Women are under-represented in the EU executive hierarchy as they make up for 55% of Commission’s staff but only 34% of managers.
Timmermans underlined that organisations which have a gender-balanced management are more productive, innovative and achieve better results.
“If we want to show we are truly committed to being gender balanced, we have to give women the opportunity to fully play their role in the Commission’s management,” he added.
The Commission has now set a number of targets for all departments when it comes to appointing someone as Head of Unit for the first time. Departments that are falling behind their targets may be asked to attract suitable female candidates before proceeding with an appointment, a note reads.
At the start of its mandate, the Juncker Commission, which had struggled to impose a high number of female Commissioners on member states, decided to make gender equality a priority.
The then-Commissioner in charge of budget and human resources, Kristalina Georgieva, promised to bring the number of women in higher position from 27.5% to at least 40%. As of 1 May 2017, women accounted for 33% of all senior managers and 35% of all Heads of Unit in the Commission.

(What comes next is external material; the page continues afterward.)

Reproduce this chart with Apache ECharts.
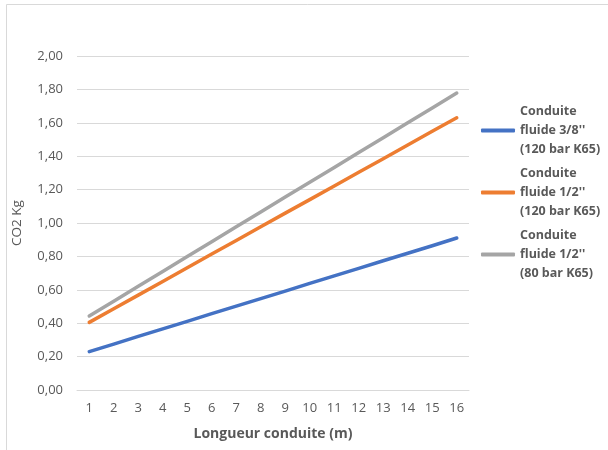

The positions concerned were those of 450 officials at the level of Director-Generals and Directors and 1,200 at the level of heads of unit, Georgieva said at the time.
Günther Oettinger, who took over the portfolios of Budget and Human Resources when Georgieva left to join the World Bank earlier this year, reiterated the promise.
“We want our staff to be valued and accepted, irrespective of their age, gender, sexual orientation or disabilities. If we build on this diversity, we will be more innovative and deliver better results for our citizens,” Oettinger added after the launch of a new diversity and inclusion strategy on Wednesday.
The new strategy does not concern only women but also staff with disabilities, Lesbian, Gay, Bisexual, Transsexual and Intersex (LGBTI) staff and older staff.